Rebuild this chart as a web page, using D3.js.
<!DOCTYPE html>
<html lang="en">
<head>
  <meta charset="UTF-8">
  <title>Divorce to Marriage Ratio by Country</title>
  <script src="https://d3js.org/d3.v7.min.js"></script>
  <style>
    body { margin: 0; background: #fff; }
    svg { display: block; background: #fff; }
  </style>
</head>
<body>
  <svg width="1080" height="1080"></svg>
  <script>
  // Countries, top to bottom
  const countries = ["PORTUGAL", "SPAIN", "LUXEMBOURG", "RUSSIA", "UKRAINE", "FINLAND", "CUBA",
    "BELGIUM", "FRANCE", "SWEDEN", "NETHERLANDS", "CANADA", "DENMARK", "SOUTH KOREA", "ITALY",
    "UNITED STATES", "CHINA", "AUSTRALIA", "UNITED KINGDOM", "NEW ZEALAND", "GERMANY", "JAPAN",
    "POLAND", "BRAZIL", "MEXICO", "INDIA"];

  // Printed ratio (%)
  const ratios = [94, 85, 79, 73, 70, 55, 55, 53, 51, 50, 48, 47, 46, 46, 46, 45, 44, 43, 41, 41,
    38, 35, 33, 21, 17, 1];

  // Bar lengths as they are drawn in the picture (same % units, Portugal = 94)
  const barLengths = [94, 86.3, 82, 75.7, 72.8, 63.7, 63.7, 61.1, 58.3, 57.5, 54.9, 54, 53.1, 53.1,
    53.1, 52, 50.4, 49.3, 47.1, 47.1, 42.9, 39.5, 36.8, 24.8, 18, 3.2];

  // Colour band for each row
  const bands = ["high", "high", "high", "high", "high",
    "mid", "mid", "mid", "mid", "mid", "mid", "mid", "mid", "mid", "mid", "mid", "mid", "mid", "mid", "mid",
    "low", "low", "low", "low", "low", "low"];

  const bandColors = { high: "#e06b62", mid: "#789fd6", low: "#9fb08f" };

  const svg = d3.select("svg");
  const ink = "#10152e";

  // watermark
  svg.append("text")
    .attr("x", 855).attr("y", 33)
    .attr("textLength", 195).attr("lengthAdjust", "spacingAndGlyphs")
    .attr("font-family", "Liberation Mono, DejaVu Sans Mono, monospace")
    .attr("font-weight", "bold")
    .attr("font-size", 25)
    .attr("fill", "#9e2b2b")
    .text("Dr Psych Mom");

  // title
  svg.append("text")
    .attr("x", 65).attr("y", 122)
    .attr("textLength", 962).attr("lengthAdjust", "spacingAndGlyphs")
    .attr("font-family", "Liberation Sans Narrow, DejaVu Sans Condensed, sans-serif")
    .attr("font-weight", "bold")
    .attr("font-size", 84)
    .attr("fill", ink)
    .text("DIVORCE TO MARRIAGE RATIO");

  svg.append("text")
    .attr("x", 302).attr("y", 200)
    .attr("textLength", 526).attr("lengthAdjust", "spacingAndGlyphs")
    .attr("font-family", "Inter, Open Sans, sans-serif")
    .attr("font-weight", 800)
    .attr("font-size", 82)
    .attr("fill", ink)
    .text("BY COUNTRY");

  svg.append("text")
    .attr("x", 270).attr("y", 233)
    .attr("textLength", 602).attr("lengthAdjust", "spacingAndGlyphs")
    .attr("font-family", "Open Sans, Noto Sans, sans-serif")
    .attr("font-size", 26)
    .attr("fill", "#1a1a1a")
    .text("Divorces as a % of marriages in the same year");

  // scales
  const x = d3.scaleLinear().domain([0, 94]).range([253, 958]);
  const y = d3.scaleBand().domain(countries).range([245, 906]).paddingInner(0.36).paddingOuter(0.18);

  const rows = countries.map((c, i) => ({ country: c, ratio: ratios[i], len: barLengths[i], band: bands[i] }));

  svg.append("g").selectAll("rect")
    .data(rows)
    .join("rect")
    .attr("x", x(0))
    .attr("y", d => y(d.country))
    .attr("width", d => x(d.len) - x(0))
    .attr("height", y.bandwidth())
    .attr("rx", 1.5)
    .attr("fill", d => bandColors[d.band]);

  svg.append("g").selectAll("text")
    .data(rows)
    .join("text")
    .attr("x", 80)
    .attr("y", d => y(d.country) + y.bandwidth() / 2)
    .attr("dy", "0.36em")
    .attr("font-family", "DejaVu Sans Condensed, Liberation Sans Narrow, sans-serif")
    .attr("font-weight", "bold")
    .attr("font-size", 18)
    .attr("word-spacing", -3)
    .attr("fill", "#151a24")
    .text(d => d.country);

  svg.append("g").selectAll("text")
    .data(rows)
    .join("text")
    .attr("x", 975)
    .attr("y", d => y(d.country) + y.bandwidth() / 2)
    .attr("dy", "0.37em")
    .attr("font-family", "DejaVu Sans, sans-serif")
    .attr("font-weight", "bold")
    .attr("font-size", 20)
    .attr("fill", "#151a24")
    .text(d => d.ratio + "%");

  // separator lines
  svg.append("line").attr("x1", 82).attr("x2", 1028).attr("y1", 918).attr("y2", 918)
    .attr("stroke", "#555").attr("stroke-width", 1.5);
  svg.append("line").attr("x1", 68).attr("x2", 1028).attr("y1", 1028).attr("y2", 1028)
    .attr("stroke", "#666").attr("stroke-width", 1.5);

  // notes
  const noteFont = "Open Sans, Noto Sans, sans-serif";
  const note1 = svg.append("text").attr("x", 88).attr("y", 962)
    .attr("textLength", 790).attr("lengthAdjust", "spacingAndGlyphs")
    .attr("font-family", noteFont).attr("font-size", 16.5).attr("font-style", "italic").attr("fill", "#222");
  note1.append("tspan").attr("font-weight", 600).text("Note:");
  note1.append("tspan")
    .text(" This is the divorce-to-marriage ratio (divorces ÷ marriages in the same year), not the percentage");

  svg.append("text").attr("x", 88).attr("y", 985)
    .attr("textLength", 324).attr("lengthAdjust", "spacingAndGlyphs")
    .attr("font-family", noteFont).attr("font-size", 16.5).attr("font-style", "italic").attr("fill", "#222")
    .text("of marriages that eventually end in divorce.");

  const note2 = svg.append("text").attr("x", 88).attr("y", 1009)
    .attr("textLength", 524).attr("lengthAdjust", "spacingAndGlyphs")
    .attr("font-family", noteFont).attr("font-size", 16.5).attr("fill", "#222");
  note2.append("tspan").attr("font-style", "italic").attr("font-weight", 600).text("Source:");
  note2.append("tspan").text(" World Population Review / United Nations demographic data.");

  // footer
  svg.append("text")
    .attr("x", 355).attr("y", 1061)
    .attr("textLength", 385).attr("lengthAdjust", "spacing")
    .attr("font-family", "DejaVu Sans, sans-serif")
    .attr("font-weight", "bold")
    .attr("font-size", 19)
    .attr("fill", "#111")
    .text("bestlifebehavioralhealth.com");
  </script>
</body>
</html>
....................
AIM ->
Quote the whole listing above, leaving nothing out.

EXERCISE OUTPUT ->
Rebuild this chart as a web page, using D3.js.
<!DOCTYPE html>
<html lang="en">
<head>
  <meta charset="UTF-8">
  <title>Divorce to Marriage Ratio by Country</title>
  <script src="https://d3js.org/d3.v7.min.js"></script>
  <style>
    body { margin: 0; background: #fff; }
    svg { display: block; background: #fff; }
  </style>
</head>
<body>
  <svg width="1080" height="1080"></svg>
  <script>
  // Countries, top to bottom
  const countries = ["PORTUGAL", "SPAIN", "LUXEMBOURG", "RUSSIA", "UKRAINE", "FINLAND", "CUBA",
    "BELGIUM", "FRANCE", "SWEDEN", "NETHERLANDS", "CANADA", "DENMARK", "SOUTH KOREA", "ITALY",
    "UNITED STATES", "CHINA", "AUSTRALIA", "UNITED KINGDOM", "NEW ZEALAND", "GERMANY", "JAPAN",
    "POLAND", "BRAZIL", "MEXICO", "INDIA"];

  // Printed ratio (%)
  const ratios = [94, 85, 79, 73, 70, 55, 55, 53, 51, 50, 48, 47, 46, 46, 46, 45, 44, 43, 41, 41,
    38, 35, 33, 21, 17, 1];

  // Bar lengths as they are drawn in the picture (same % units, Portugal = 94)
  const barLengths = [94, 86.3, 82, 75.7, 72.8, 63.7, 63.7, 61.1, 58.3, 57.5, 54.9, 54, 53.1, 53.1,
    53.1, 52, 50.4, 49.3, 47.1, 47.1, 42.9, 39.5, 36.8, 24.8, 18, 3.2];

  // Colour band for each row
  const bands = ["high", "high", "high", "high", "high",
    "mid", "mid", "mid", "mid", "mid", "mid", "mid", "mid", "mid", "mid", "mid", "mid", "mid", "mid", "mid",
    "low", "low", "low", "low", "low", "low"];

  const bandColors = { high: "#e06b62", mid: "#789fd6", low: "#9fb08f" };

  const svg = d3.select("svg");
  const ink = "#10152e";

  // watermark
  svg.append("text")
    .attr("x", 855).attr("y", 33)
    .attr("textLength", 195).attr("lengthAdjust", "spacingAndGlyphs")
    .attr("font-family", "Liberation Mono, DejaVu Sans Mono, monospace")
    .attr("font-weight", "bold")
    .attr("font-size", 25)
    .attr("fill", "#9e2b2b")
    .text("Dr Psych Mom");

  // title
  svg.append("text")
    .attr("x", 65).attr("y", 122)
    .attr("textLength", 962).attr("lengthAdjust", "spacingAndGlyphs")
    .attr("font-family", "Liberation Sans Narrow, DejaVu Sans Condensed, sans-serif")
    .attr("font-weight", "bold")
    .attr("font-size", 84)
    .attr("fill", ink)
    .text("DIVORCE TO MARRIAGE RATIO");

  svg.append("text")
    .attr("x", 302).attr("y", 200)
    .attr("textLength", 526).attr("lengthAdjust", "spacingAndGlyphs")
    .attr("font-family", "Inter, Open Sans, sans-serif")
    .attr("font-weight", 800)
    .attr("font-size", 82)
    .attr("fill", ink)
    .text("BY COUNTRY");

  svg.append("text")
    .attr("x", 270).attr("y", 233)
    .attr("textLength", 602).attr("lengthAdjust", "spacingAndGlyphs")
    .attr("font-family", "Open Sans, Noto Sans, sans-serif")
    .attr("font-size", 26)
    .attr("fill", "#1a1a1a")
    .text("Divorces as a % of marriages in the same year");

  // scales
  const x = d3.scaleLinear().domain([0, 94]).range([253, 958]);
  const y = d3.scaleBand().domain(countries).range([245, 906]).paddingInner(0.36).paddingOuter(0.18);

  const rows = countries.map((c, i) => ({ country: c, ratio: ratios[i], len: barLengths[i], band: bands[i] }));

  svg.append("g").selectAll("rect")
    .data(rows)
    .join("rect")
    .attr("x", x(0))
    .attr("y", d => y(d.country))
    .attr("width", d => x(d.len) - x(0))
    .attr("height", y.bandwidth())
    .attr("rx", 1.5)
    .attr("fill", d => bandColors[d.band]);

  svg.append("g").selectAll("text")
    .data(rows)
    .join("text")
    .attr("x", 80)
    .attr("y", d => y(d.country) + y.bandwidth() / 2)
    .attr("dy", "0.36em")
    .attr("font-family", "DejaVu Sans Condensed, Liberation Sans Narrow, sans-serif")
    .attr("font-weight", "bold")
    .attr("font-size", 18)
    .attr("word-spacing", -3)
    .attr("fill", "#151a24")
    .text(d => d.country);

  svg.append("g").selectAll("text")
    .data(rows)
    .join("text")
    .attr("x", 975)
    .attr("y", d => y(d.country) + y.bandwidth() / 2)
    .attr("dy", "0.37em")
    .attr("font-family", "DejaVu Sans, sans-serif")
    .attr("font-weight", "bold")
    .attr("font-size", 20)
    .attr("fill", "#151a24")
    .text(d => d.ratio + "%");

  // separator lines
  svg.append("line").attr("x1", 82).attr("x2", 1028).attr("y1", 918).attr("y2", 918)
    .attr("stroke", "#555").attr("stroke-width", 1.5);
  svg.append("line").attr("x1", 68).attr("x2", 1028).attr("y1", 1028).attr("y2", 1028)
    .attr("stroke", "#666").attr("stroke-width", 1.5);

  // notes
  const noteFont = "Open Sans, Noto Sans, sans-serif";
  const note1 = svg.append("text").attr("x", 88).attr("y", 962)
    .attr("textLength", 790).attr("lengthAdjust", "spacingAndGlyphs")
    .attr("font-family", noteFont).attr("font-size", 16.5).attr("font-style", "italic").attr("fill", "#222");
  note1.append("tspan").attr("font-weight", 600).text("Note:");
  note1.append("tspan")
    .text(" This is the divorce-to-marriage ratio (divorces ÷ marriages in the same year), not the percentage");

  svg.append("text").attr("x", 88).attr("y", 985)
    .attr("textLength", 324).attr("lengthAdjust", "spacingAndGlyphs")
    .attr("font-family", noteFont).attr("font-size", 16.5).attr("font-style", "italic").attr("fill", "#222")
    .text("of marriages that eventually end in divorce.");

  const note2 = svg.append("text").attr("x", 88).attr("y", 1009)
    .attr("textLength", 524).attr("lengthAdjust", "spacingAndGlyphs")
    .attr("font-family", noteFont).attr("font-size", 16.5).attr("fill", "#222");
  note2.append("tspan").attr("font-style", "italic").attr("font-weight", 600).text("Source:");
  note2.append("tspan").text(" World Population Review / United Nations demographic data.");

  // footer
  svg.append("text")
    .attr("x", 355).attr("y", 1061)
    .attr("textLength", 385).attr("lengthAdjust", "spacing")
    .attr("font-family", "DejaVu Sans, sans-serif")
    .attr("font-weight", "bold")
    .attr("font-size", 19)
    .attr("fill", "#111")
    .text("bestlifebehavioralhealth.com");
  </script>
</body>
</html>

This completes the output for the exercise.